## Problem:
Output each line exactly as it appears, skipping any embedded picture.

--- START OF Dataset content ---

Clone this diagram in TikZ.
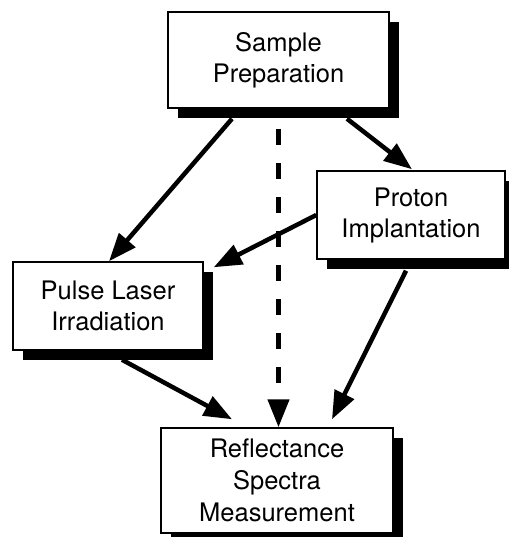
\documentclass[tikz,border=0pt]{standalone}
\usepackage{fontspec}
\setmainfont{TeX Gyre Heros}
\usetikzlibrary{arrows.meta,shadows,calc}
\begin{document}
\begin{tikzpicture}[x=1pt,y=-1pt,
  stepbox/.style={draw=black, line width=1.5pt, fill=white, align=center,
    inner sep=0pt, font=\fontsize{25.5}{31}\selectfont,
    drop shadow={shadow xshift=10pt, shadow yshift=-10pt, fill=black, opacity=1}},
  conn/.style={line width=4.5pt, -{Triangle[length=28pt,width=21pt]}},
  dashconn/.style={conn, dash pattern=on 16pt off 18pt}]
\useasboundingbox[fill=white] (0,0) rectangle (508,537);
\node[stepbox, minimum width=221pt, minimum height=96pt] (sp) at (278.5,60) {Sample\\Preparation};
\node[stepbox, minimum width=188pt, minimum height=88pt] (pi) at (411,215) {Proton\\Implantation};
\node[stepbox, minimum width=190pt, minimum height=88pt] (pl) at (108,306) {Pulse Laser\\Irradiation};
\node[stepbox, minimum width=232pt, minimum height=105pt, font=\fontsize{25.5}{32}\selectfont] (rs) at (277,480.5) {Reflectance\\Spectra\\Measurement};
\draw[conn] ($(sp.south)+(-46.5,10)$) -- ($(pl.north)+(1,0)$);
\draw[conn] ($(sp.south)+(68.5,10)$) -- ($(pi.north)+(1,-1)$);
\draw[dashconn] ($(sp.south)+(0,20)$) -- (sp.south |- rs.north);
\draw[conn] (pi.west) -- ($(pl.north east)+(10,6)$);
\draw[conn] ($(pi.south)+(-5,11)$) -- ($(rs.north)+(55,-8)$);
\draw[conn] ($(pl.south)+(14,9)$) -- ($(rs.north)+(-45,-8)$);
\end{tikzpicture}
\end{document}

--- END OF Dataset content ---

## Output:
Clone this diagram in TikZ.
\documentclass[tikz,border=0pt]{standalone}
\usepackage{fontspec}
\setmainfont{TeX Gyre Heros}
\usetikzlibrary{arrows.meta,shadows,calc}
\begin{document}
\begin{tikzpicture}[x=1pt,y=-1pt,
  stepbox/.style={draw=black, line width=1.5pt, fill=white, align=center,
    inner sep=0pt, font=\fontsize{25.5}{31}\selectfont,
    drop shadow={shadow xshift=10pt, shadow yshift=-10pt, fill=black, opacity=1}},
  conn/.style={line width=4.5pt, -{Triangle[length=28pt,width=21pt]}},
  dashconn/.style={conn, dash pattern=on 16pt off 18pt}]
\useasboundingbox[fill=white] (0,0) rectangle (508,537);
\node[stepbox, minimum width=221pt, minimum height=96pt] (sp) at (278.5,60) {Sample\\Preparation};
\node[stepbox, minimum width=188pt, minimum height=88pt] (pi) at (411,215) {Proton\\Implantation};
\node[stepbox, minimum width=190pt, minimum height=88pt] (pl) at (108,306) {Pulse Laser\\Irradiation};
\node[stepbox, minimum width=232pt, minimum height=105pt, font=\fontsize{25.5}{32}\selectfont] (rs) at (277,480.5) {Reflectance\\Spectra\\Measurement};
\draw[conn] ($(sp.south)+(-46.5,10)$) -- ($(pl.north)+(1,0)$);
\draw[conn] ($(sp.south)+(68.5,10)$) -- ($(pi.north)+(1,-1)$);
\draw[dashconn] ($(sp.south)+(0,20)$) -- (sp.south |- rs.north);
\draw[conn] (pi.west) -- ($(pl.north east)+(10,6)$);
\draw[conn] ($(pi.south)+(-5,11)$) -- ($(rs.north)+(55,-8)$);
\draw[conn] ($(pl.south)+(14,9)$) -- ($(rs.north)+(-45,-8)$);
\end{tikzpicture}
\end{document}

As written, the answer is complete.